Charlie Carson, born in 1848 in Frankfurt, Germany, was orphaned at the age of 3 and came to America with a friend at age 9. He grew up in New York City and learned the trade of a miller.

Carson milled grain in Portland and Ainsworth, Washington, in what is now Pasco. He moved to Spokane in 1880 and opened a restaurant on Main (then on Front and Howard). He worked alone in his tiny restaurant, feeding the men who stayed across the street at the California House Hotel. Although he was waiter, cook and dishwasher, Carson would go behind the kitchen screen and shout the orders as if a staff waited to receive them.

But at 10:30 p.m. on a cold January night in 1883, a chimney fire started in F.R. Moore’s dry goods store next door and created an inferno. The blaze claimed five wood-frame buildings and damaged two more, though volunteers “worked nobly in the absence of a fire company” until 2 a.m., said one newspaper. Carson lost his restaurant, valued at $890, and had no insurance.

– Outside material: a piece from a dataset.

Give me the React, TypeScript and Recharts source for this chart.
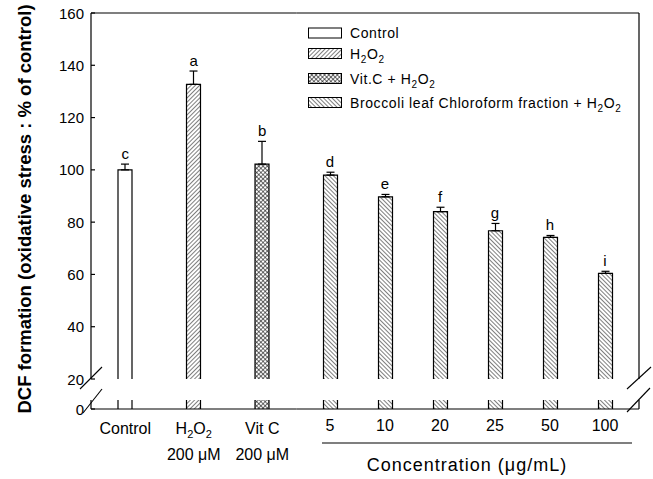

Among the casualties were the town’s post office, a druggist, a furniture store and a candy store. A newspaper wrote that there was no wind and “the roofs of the surrounding buildings were covered with snow, else the whole town would have been burned to the ground.” Carson moved on to a building he purchased just days before the fire, and was one of the most profitable restaurateurs of the era, making up to $100 a day, usually working by himself and operating near railroad depots.

As the smoke cleared, the townspeople began to organize a fire department staffed with volunteers. Ladders and hose carts were purchased and stationed. Spokane’s volunteers were no match for the fire that started on a hot, windy August evening in 1889 and destroyed 32 square blocks. That fire was the catalyst for a new era of professional fire service.